- _TASK STATEMENT_: Transcribe the material in full. Nothing should differ except that the pictures are left out.

[Plotting code records]
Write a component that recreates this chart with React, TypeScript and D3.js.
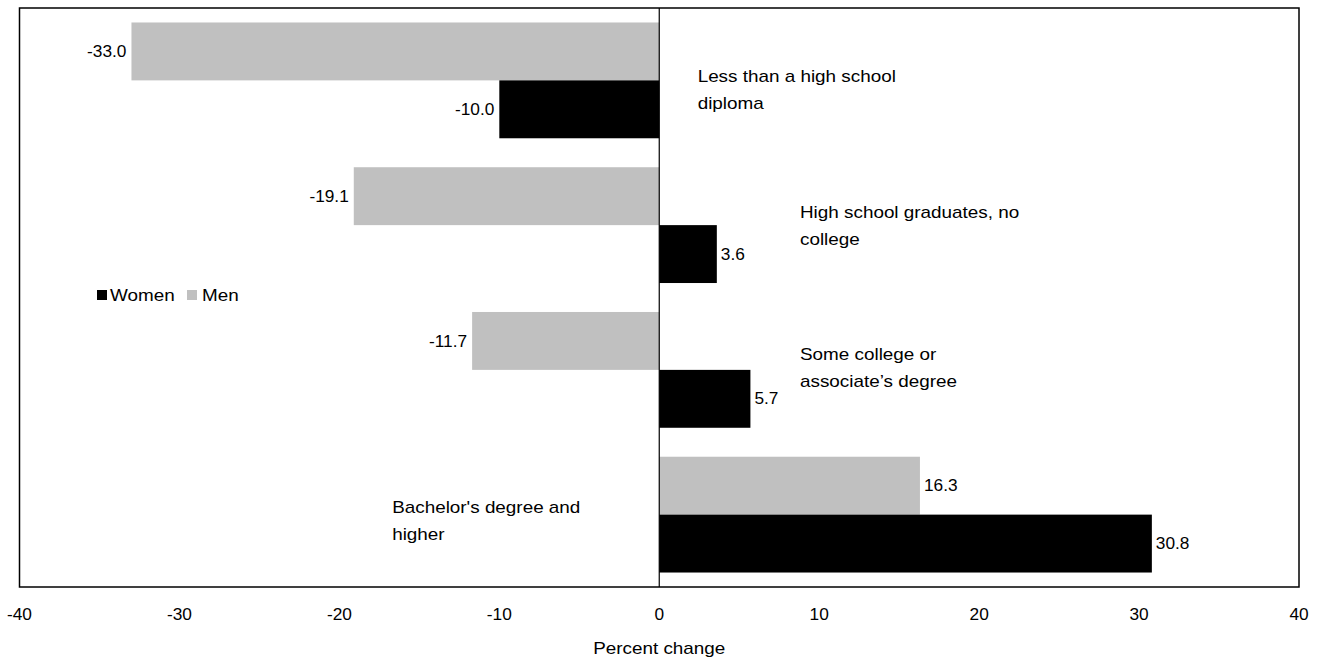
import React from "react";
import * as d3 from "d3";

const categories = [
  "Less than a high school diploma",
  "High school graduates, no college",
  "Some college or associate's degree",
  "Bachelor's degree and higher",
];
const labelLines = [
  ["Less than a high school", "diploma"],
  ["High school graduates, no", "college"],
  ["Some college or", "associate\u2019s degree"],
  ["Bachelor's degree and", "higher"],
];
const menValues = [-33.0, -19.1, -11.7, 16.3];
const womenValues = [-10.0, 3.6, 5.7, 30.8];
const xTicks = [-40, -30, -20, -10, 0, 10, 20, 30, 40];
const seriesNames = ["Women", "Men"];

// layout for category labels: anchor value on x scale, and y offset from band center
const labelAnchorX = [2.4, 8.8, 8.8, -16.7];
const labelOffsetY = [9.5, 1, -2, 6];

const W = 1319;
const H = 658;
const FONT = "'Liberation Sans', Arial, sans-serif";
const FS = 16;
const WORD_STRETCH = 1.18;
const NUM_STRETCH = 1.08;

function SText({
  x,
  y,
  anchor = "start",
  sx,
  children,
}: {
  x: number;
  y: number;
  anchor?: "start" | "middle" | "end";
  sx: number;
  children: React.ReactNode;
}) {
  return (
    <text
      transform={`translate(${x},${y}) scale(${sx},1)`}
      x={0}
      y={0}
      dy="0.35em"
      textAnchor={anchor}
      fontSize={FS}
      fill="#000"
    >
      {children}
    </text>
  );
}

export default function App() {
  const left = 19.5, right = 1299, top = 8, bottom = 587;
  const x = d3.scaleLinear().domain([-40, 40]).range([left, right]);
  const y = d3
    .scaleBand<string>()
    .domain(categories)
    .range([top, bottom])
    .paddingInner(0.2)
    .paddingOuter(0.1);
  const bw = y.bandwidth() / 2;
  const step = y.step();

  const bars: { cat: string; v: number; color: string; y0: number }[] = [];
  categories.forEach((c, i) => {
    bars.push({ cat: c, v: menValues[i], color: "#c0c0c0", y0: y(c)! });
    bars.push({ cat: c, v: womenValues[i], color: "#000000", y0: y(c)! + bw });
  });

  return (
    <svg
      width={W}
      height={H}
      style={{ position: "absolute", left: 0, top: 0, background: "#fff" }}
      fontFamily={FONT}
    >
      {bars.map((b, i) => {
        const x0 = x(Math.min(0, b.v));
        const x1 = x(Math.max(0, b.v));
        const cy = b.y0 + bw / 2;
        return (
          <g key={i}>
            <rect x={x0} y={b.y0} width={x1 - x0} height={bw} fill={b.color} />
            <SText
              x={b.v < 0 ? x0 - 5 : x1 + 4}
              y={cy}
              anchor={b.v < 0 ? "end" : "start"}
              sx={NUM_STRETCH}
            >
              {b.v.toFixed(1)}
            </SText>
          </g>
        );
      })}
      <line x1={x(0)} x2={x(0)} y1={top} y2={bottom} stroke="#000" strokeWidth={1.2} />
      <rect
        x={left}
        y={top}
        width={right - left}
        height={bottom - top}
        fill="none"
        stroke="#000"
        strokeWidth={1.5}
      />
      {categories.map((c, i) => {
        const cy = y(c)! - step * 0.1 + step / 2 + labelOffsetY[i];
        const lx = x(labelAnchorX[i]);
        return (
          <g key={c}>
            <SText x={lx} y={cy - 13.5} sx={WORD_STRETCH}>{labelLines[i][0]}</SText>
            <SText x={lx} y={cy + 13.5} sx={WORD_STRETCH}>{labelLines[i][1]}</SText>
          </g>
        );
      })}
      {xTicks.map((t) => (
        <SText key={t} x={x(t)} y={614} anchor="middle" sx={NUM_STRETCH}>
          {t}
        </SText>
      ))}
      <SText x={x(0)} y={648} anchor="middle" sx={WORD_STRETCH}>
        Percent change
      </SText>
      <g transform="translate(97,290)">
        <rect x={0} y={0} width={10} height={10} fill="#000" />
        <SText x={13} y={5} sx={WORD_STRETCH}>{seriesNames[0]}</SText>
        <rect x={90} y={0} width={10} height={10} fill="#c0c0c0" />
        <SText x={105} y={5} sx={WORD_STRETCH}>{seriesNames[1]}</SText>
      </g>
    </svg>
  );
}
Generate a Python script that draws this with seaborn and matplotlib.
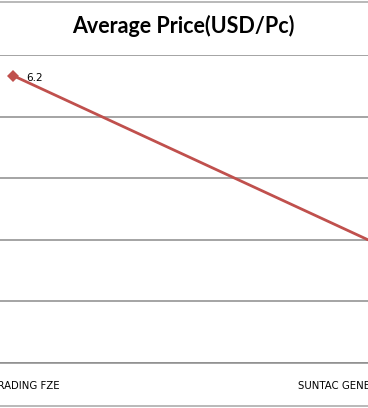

- _ANSWER TO THE EXERCISE_:
Write a component that recreates this chart with React, TypeScript and D3.js.
import React from "react";
import * as d3 from "d3";

const categories = [
  "Less than a high school diploma",
  "High school graduates, no college",
  "Some college or associate's degree",
  "Bachelor's degree and higher",
];
const labelLines = [
  ["Less than a high school", "diploma"],
  ["High school graduates, no", "college"],
  ["Some college or", "associate\u2019s degree"],
  ["Bachelor's degree and", "higher"],
];
const menValues = [-33.0, -19.1, -11.7, 16.3];
const womenValues = [-10.0, 3.6, 5.7, 30.8];
const xTicks = [-40, -30, -20, -10, 0, 10, 20, 30, 40];
const seriesNames = ["Women", "Men"];

// layout for category labels: anchor value on x scale, and y offset from band center
const labelAnchorX = [2.4, 8.8, 8.8, -16.7];
const labelOffsetY = [9.5, 1, -2, 6];

const W = 1319;
const H = 658;
const FONT = "'Liberation Sans', Arial, sans-serif";
const FS = 16;
const WORD_STRETCH = 1.18;
const NUM_STRETCH = 1.08;

function SText({
  x,
  y,
  anchor = "start",
  sx,
  children,
}: {
  x: number;
  y: number;
  anchor?: "start" | "middle" | "end";
  sx: number;
  children: React.ReactNode;
}) {
  return (
    <text
      transform={`translate(${x},${y}) scale(${sx},1)`}
      x={0}
      y={0}
      dy="0.35em"
      textAnchor={anchor}
      fontSize={FS}
      fill="#000"
    >
      {children}
    </text>
  );
}

export default function App() {
  const left = 19.5, right = 1299, top = 8, bottom = 587;
  const x = d3.scaleLinear().domain([-40, 40]).range([left, right]);
  const y = d3
    .scaleBand<string>()
    .domain(categories)
    .range([top, bottom])
    .paddingInner(0.2)
    .paddingOuter(0.1);
  const bw = y.bandwidth() / 2;
  const step = y.step();

  const bars: { cat: string; v: number; color: string; y0: number }[] = [];
  categories.forEach((c, i) => {
    bars.push({ cat: c, v: menValues[i], color: "#c0c0c0", y0: y(c)! });
    bars.push({ cat: c, v: womenValues[i], color: "#000000", y0: y(c)! + bw });
  });

  return (
    <svg
      width={W}
      height={H}
      style={{ position: "absolute", left: 0, top: 0, background: "#fff" }}
      fontFamily={FONT}
    >
      {bars.map((b, i) => {
        const x0 = x(Math.min(0, b.v));
        const x1 = x(Math.max(0, b.v));
        const cy = b.y0 + bw / 2;
        return (
          <g key={i}>
            <rect x={x0} y={b.y0} width={x1 - x0} height={bw} fill={b.color} />
            <SText
              x={b.v < 0 ? x0 - 5 : x1 + 4}
              y={cy}
              anchor={b.v < 0 ? "end" : "start"}
              sx={NUM_STRETCH}
            >
              {b.v.toFixed(1)}
            </SText>
          </g>
        );
      })}
      <line x1={x(0)} x2={x(0)} y1={top} y2={bottom} stroke="#000" strokeWidth={1.2} />
      <rect
        x={left}
        y={top}
        width={right - left}
        height={bottom - top}
        fill="none"
        stroke="#000"
        strokeWidth={1.5}
      />
      {categories.map((c, i) => {
        const cy = y(c)! - step * 0.1 + step / 2 + labelOffsetY[i];
        const lx = x(labelAnchorX[i]);
        return (
          <g key={c}>
            <SText x={lx} y={cy - 13.5} sx={WORD_STRETCH}>{labelLines[i][0]}</SText>
            <SText x={lx} y={cy + 13.5} sx={WORD_STRETCH}>{labelLines[i][1]}</SText>
          </g>
        );
      })}
      {xTicks.map((t) => (
        <SText key={t} x={x(t)} y={614} anchor="middle" sx={NUM_STRETCH}>
          {t}
        </SText>
      ))}
      <SText x={x(0)} y={648} anchor="middle" sx={WORD_STRETCH}>
        Percent change
      </SText>
      <g transform="translate(97,290)">
        <rect x={0} y={0} width={10} height={10} fill="#000" />
        <SText x={13} y={5} sx={WORD_STRETCH}>{seriesNames[0]}</SText>
        <rect x={90} y={0} width={10} height={10} fill="#c0c0c0" />
        <SText x={105} y={5} sx={WORD_STRETCH}>{seriesNames[1]}</SText>
      </g>
    </svg>
  );
}
Generate a Python script that draws this with seaborn and matplotlib.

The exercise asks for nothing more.